For new dawns, on either side of an ocean, perhaps hope is all you need.


Latha Kadalayil said...

Great piece Dilip. I do read your articles, not all of them, most of them. I spotted a mistake though, 'an' instead of an 'a' in front of unprecedented cast, at least that is how I would write.

Would be nice to meet you in Bombay/England and discuss Arundhathi Roy & Kashmir, amongst other things and visit Vibha's library.

Thunderdog said...

your analogies always manage to prickle up the goosebumps along with a feeling of "I-should've-seen-that". always stimulating to see things from your perspective

Dilip D'Souza said...

Latha, of course it should be "an", I can't believe I missed that! I just checked, and CN corrected it in the print version. Glad you liked the article. Please let's indeed meet when you're next in Bom: I'm not likely to get to England any time soon (ten years since I was last there).

Thunderdog, thanks too. appreciate the kind words.

Nikhil said...

Dear Chandru
Dilip has already done that. Please read the passage carefully and not some words 'safeguards' 'Hindu- dominated' etc. It almost translates into what you wrote


Anonymous said...

CK: You are out of your Canadian mind, young man! Watch out or your daughters will marry Moslems. I know you just repeat what your immigrant parents tell you. When will you get your own mind?

Chandru K said...

Why Anon, haven't I merely said what Pakistan has been saying all along, that the great movement that resulted in the state of Pakistan, was a magnificent freedom struggle by the Moslems of the subcontinent, against the evil, alien, colonial, occupying Hindus? So what exactly is your problem?

Anonymous said...

CK, you actually wanna know "what exactly is my problem"?

You, who appears to live his whole life under the weight of apparenty Muslim oppression and Hindu victimhood, and will bring this into unrelated discussion - you wanna know what someone elses' problem is??

I have no problem, CK. I am happy to make my own way in the world w/o blaming everyoneelse. Someday you might be able to understand that. Tho I have my doubts.

Anonymous said...

Nonsense CK. Whatever your foolishness accusations, I dont want it any "other way around". I simply think I can live my life without feeling constantly victimised. I feel nothing but pity for headcases like you who can only exist in a state of feeling victimised. Nothing more to say.

Chandru K said...

"Nonsense CK. Whatever your foolishness accusations, I dont want it any "other way around". I simply think I can live my life without feeling constantly victimise"

Oh, come off it, Anon. Don't try to act so enlightened, when you and your country are not.
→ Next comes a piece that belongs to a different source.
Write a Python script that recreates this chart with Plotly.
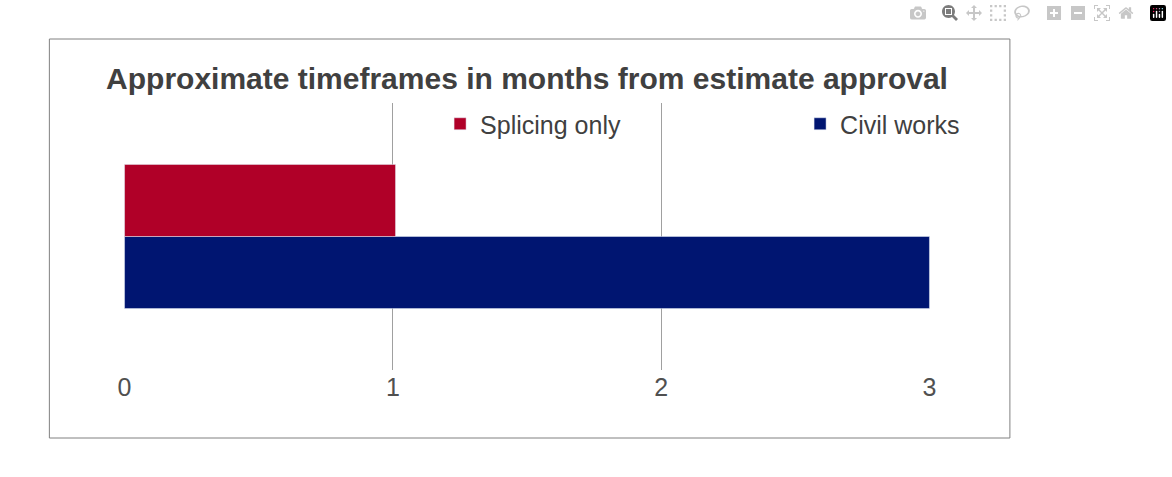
import plotly.graph_objects as go

series = ["Civil works", "Splicing only"]
values = [3.0, 1.01]
colors = ["#001571", "#B00028"]
category = ["Timeframe"]
tickvals = [0, 1, 2, 3]

fig = go.Figure()
for name, v, c in zip(series, values, colors):
    fig.add_trace(go.Bar(y=category, x=[v], name=name, orientation="h", marker_color=c))

W, H = 1172, 477
l, r, t, b = 124, 130, 103, 107
pw, ph = W - l - r, H - t - b
def px(x): return (x - l) / pw
def py(y): return (H - b - y) / ph

fig.update_layout(
    autosize=True, barmode="group", bargap=0.46,
    margin=dict(l=l, r=r, t=t, b=b),
    paper_bgcolor="white", plot_bgcolor="white",
    font=dict(family="Liberation Sans, Arial", color="#404040", size=24),
    title=dict(text="<b>Approximate timeframes in months from estimate approval</b>",
               x=0.5, xref="paper", y=1 - 78 / H, yanchor="middle",
               font=dict(size=30, color="#404040")),
    legend=dict(orientation="h", traceorder="reversed", x=px(484), y=py(124),
                xanchor="left", yanchor="middle", font=dict(size=25),
                entrywidth=315, entrywidthmode="pixels", bgcolor="rgba(0,0,0,0)"),
    xaxis=dict(range=[-0.002, 3.002], tickvals=tickvals, showgrid=True, gridcolor="#A0A0A0",
               gridwidth=1, zeroline=False, showline=False, ticks="",
               tickfont=dict(size=25, color="#505050")),
    yaxis=dict(showticklabels=False, showgrid=False, zeroline=False, range=[-0.5, 0.5]),
    shapes=[dict(type="rect", xref="paper", yref="paper",
                 x0=px(39), x1=px(1133), y0=py(438), y1=py(39),
                 line=dict(color="#808080", width=1))],
)
fig.write_html("out.html", default_width="100vw", default_height="100vh",
               post_script="document.body.style.margin='0';document.body.style.overflow='hidden';window.dispatchEvent(new Event('resize'));")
Pakistan blotted out the opening ceremony of the Commonwealth games, because it showcased the 5000 year history of India. Pakistan's creation was the result of just this crude, vulgar 'victimisation' sentiment, that you are falsely and dishonestly denouncing. But keep up the great, enlightened, mature act.

Anonymous said...

as far as can see, chandru, Anon above has only ridiculed you and your whining rants.

but of course you mutate that into "you are an awfully spirited defender of the Pakistani and Moslem mindset on the subcontinent" and "self-hatred."

in my views, a man who goes on and on about a country which he consciously chooses to run away from is a prime example of self-hatred.

you qualify. remind me to take what you say seriously when you have the courage to live your beliefs rather than run from them.

Chandru K said...

This is an article about remembering the South African struggle for freedom. So I suggested that D'Souza write a similar piece about how the Moslems of the subcontinent waged a similarly uplifting struggle for freedom from the wicked, colonial, occupying, illegally present Hindus of NWFP, West Punjab, Sind, Baluchistan and East Bengal. D'Souza would be eminently qualified and appropriate to write such an article, since he is very supportive of the Moslems. He sees them as the tiny, helpless, Abrahamic underdog waging a just struggle against the big, overpowering pagan Hindu majority. The people of South Africa waged a similar struggle against the erstwhile apartheid regime.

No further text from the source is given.